Digging around Qobuz a little more, we came across a 24/96kHz rendering of the White Album as a Super Deluxe version. While My Guitar Gently Weeps (2018 Mix) from this remastered album helped highlight what is perhaps the most impressive feat of the new digital converter. The thumping bass and double guitar line on the low end simply popped. The voluptuous bottom end jumped, slid and raged under the immaculate control of the VEGA G1. Both resolution and sonic grit were easily conveyed in an area that gets murky relatively often under lesser circumstances.
The VEGA G1 is a flexible piece of hardware. It is flexible in the since that it can reproduce music in a pure, lively, robust signal for any your transducers.
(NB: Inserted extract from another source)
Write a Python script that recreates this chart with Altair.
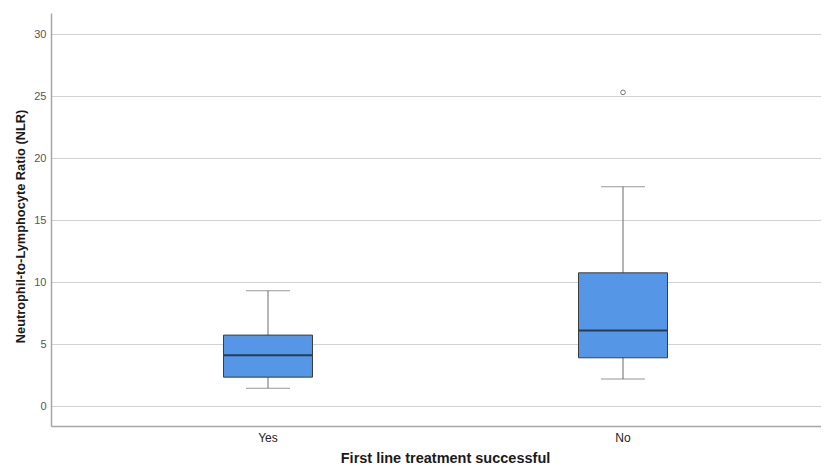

It is flexible because it is never stiff, but rather effortless, diverse and wildly nuanced in its translation of source material. With the right back end, acoustic shenanigans may ensue. From a value standpoint, it’s hard to deny the draw of a giant bonus in the form of a wired streamer. Those prospecting in the market will find recluse in the sound quality and technical aspirations of the device. And even though it brings me little joy to say this, owners of the original VEGA (which we still love) will see improvements with the latest revision from Auralic – upgrade approved. The palate it sends offers up fleshy fineness for your ears to grab onto. There is intrinsic body to the reproduction without outside coloration. It’s a powerhouse, even though it doesn’t provide the muscle direct to the speakers. The G1 is a well-executed digital product that doesn’t hold much back, highly recommended.